:: WHAT THE EXERCISE ASKS ::
Drop every picture. Then return, exactly, the lines from the beginning of the listing below through the one containing "(tcmtext) at ($(tcmL)!0.5!(tcmR)+(-15,28.3)$)".

:: SUPPLIED MATERIAL ::
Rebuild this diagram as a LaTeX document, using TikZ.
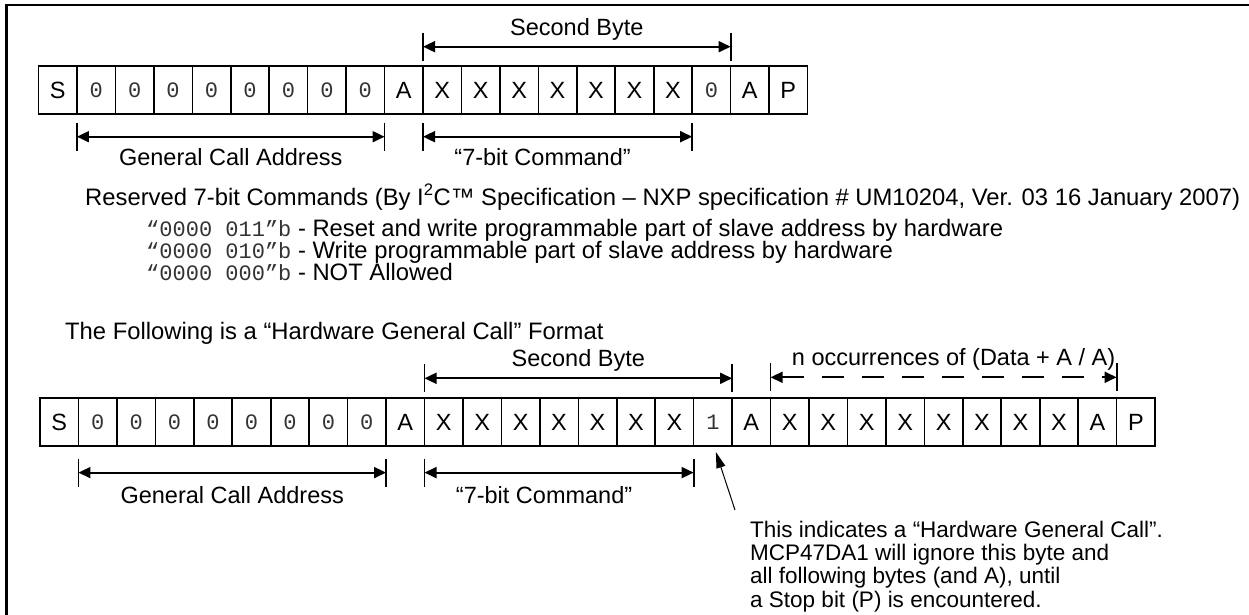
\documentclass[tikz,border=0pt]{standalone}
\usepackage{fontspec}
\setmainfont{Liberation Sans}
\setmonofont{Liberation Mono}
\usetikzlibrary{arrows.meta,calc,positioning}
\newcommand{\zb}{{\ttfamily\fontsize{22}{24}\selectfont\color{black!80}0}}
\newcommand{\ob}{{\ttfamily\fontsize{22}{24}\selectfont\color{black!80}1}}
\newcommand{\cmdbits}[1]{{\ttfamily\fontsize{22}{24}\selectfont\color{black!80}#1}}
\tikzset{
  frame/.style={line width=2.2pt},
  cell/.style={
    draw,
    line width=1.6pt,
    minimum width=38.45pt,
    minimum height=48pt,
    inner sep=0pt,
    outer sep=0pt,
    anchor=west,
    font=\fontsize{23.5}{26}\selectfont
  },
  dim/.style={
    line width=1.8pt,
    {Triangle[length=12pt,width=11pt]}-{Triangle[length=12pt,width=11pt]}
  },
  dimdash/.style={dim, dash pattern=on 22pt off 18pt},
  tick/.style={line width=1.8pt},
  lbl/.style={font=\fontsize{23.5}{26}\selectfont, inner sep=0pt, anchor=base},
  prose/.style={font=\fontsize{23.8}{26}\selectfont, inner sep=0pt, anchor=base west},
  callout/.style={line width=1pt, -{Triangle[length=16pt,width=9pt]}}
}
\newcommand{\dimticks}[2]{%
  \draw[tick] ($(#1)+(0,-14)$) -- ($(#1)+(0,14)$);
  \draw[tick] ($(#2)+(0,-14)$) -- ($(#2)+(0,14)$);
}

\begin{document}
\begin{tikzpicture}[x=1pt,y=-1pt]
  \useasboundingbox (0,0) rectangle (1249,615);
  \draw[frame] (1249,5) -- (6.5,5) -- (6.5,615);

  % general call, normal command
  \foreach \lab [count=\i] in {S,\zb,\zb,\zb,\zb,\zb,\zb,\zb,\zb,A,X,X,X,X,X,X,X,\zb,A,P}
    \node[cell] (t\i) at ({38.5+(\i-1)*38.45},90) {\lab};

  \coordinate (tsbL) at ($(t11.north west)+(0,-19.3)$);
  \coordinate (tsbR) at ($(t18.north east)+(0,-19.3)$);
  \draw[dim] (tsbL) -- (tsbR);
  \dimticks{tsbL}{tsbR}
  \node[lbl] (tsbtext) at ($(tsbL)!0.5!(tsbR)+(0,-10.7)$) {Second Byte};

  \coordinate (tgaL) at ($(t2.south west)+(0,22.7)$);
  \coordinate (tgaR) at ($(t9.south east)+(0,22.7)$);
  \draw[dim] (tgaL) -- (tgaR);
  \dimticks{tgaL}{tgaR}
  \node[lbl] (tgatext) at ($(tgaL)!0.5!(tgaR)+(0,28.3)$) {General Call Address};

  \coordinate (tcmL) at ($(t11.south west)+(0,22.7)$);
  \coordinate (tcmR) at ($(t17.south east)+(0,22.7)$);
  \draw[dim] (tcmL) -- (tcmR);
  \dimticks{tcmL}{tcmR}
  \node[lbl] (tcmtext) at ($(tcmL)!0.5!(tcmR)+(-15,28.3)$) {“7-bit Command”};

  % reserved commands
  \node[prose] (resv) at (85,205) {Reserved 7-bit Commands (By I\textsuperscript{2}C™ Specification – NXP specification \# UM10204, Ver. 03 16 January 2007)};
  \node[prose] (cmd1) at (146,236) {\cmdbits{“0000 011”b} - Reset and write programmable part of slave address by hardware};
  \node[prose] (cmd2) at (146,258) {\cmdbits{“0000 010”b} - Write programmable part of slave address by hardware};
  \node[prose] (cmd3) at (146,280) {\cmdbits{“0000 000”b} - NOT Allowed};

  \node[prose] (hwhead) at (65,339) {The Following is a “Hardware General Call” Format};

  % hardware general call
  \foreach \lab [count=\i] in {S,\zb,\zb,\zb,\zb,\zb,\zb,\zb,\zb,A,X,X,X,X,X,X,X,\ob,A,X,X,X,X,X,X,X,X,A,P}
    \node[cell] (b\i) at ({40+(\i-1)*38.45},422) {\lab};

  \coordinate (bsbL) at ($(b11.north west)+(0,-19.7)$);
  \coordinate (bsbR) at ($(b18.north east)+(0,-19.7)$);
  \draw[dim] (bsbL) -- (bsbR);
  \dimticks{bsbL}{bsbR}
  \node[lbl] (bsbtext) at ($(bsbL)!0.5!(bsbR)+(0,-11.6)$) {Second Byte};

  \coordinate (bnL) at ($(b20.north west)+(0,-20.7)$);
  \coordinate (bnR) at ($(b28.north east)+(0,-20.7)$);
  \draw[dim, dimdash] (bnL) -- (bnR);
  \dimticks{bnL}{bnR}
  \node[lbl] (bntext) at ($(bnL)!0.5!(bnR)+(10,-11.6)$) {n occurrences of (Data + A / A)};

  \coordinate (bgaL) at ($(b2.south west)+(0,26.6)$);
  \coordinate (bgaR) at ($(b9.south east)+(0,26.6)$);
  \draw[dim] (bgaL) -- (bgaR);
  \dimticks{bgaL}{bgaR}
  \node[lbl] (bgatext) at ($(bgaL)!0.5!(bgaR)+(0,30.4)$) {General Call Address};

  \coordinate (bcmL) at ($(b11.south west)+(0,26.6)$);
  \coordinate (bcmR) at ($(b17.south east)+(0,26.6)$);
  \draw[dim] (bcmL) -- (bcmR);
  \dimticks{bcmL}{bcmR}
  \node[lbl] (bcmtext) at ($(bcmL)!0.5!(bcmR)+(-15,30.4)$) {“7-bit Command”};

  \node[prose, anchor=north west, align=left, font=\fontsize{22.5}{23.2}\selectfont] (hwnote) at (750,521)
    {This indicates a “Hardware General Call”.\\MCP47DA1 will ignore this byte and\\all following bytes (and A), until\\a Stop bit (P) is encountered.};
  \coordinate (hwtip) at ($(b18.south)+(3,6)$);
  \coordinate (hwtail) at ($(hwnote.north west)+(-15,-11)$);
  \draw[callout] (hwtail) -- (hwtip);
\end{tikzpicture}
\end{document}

:: THE REPLY ::
Rebuild this diagram as a LaTeX document, using TikZ.
\documentclass[tikz,border=0pt]{standalone}
\usepackage{fontspec}
\setmainfont{Liberation Sans}
\setmonofont{Liberation Mono}
\usetikzlibrary{arrows.meta,calc,positioning}
\newcommand{\zb}{{\ttfamily\fontsize{22}{24}\selectfont\color{black!80}0}}
\newcommand{\ob}{{\ttfamily\fontsize{22}{24}\selectfont\color{black!80}1}}
\newcommand{\cmdbits}[1]{{\ttfamily\fontsize{22}{24}\selectfont\color{black!80}#1}}
\tikzset{
  frame/.style={line width=2.2pt},
  cell/.style={
    draw,
    line width=1.6pt,
    minimum width=38.45pt,
    minimum height=48pt,
    inner sep=0pt,
    outer sep=0pt,
    anchor=west,
    font=\fontsize{23.5}{26}\selectfont
  },
  dim/.style={
    line width=1.8pt,
    {Triangle[length=12pt,width=11pt]}-{Triangle[length=12pt,width=11pt]}
  },
  dimdash/.style={dim, dash pattern=on 22pt off 18pt},
  tick/.style={line width=1.8pt},
  lbl/.style={font=\fontsize{23.5}{26}\selectfont, inner sep=0pt, anchor=base},
  prose/.style={font=\fontsize{23.8}{26}\selectfont, inner sep=0pt, anchor=base west},
  callout/.style={line width=1pt, -{Triangle[length=16pt,width=9pt]}}
}
\newcommand{\dimticks}[2]{%
  \draw[tick] ($(#1)+(0,-14)$) -- ($(#1)+(0,14)$);
  \draw[tick] ($(#2)+(0,-14)$) -- ($(#2)+(0,14)$);
}

\begin{document}
\begin{tikzpicture}[x=1pt,y=-1pt]
  \useasboundingbox (0,0) rectangle (1249,615);
  \draw[frame] (1249,5) -- (6.5,5) -- (6.5,615);

  % general call, normal command
  \foreach \lab [count=\i] in {S,\zb,\zb,\zb,\zb,\zb,\zb,\zb,\zb,A,X,X,X,X,X,X,X,\zb,A,P}
    \node[cell] (t\i) at ({38.5+(\i-1)*38.45},90) {\lab};

  \coordinate (tsbL) at ($(t11.north west)+(0,-19.3)$);
  \coordinate (tsbR) at ($(t18.north east)+(0,-19.3)$);
  \draw[dim] (tsbL) -- (tsbR);
  \dimticks{tsbL}{tsbR}
  \node[lbl] (tsbtext) at ($(tsbL)!0.5!(tsbR)+(0,-10.7)$) {Second Byte};

  \coordinate (tgaL) at ($(t2.south west)+(0,22.7)$);
  \coordinate (tgaR) at ($(t9.south east)+(0,22.7)$);
  \draw[dim] (tgaL) -- (tgaR);
  \dimticks{tgaL}{tgaR}
  \node[lbl] (tgatext) at ($(tgaL)!0.5!(tgaR)+(0,28.3)$) {General Call Address};

  \coordinate (tcmL) at ($(t11.south west)+(0,22.7)$);
  \coordinate (tcmR) at ($(t17.south east)+(0,22.7)$);
  \draw[dim] (tcmL) -- (tcmR);
  \dimticks{tcmL}{tcmR}
  \node[lbl] (tcmtext) at ($(tcmL)!0.5!(tcmR)+(-15,28.3)$) {“7-bit Command”};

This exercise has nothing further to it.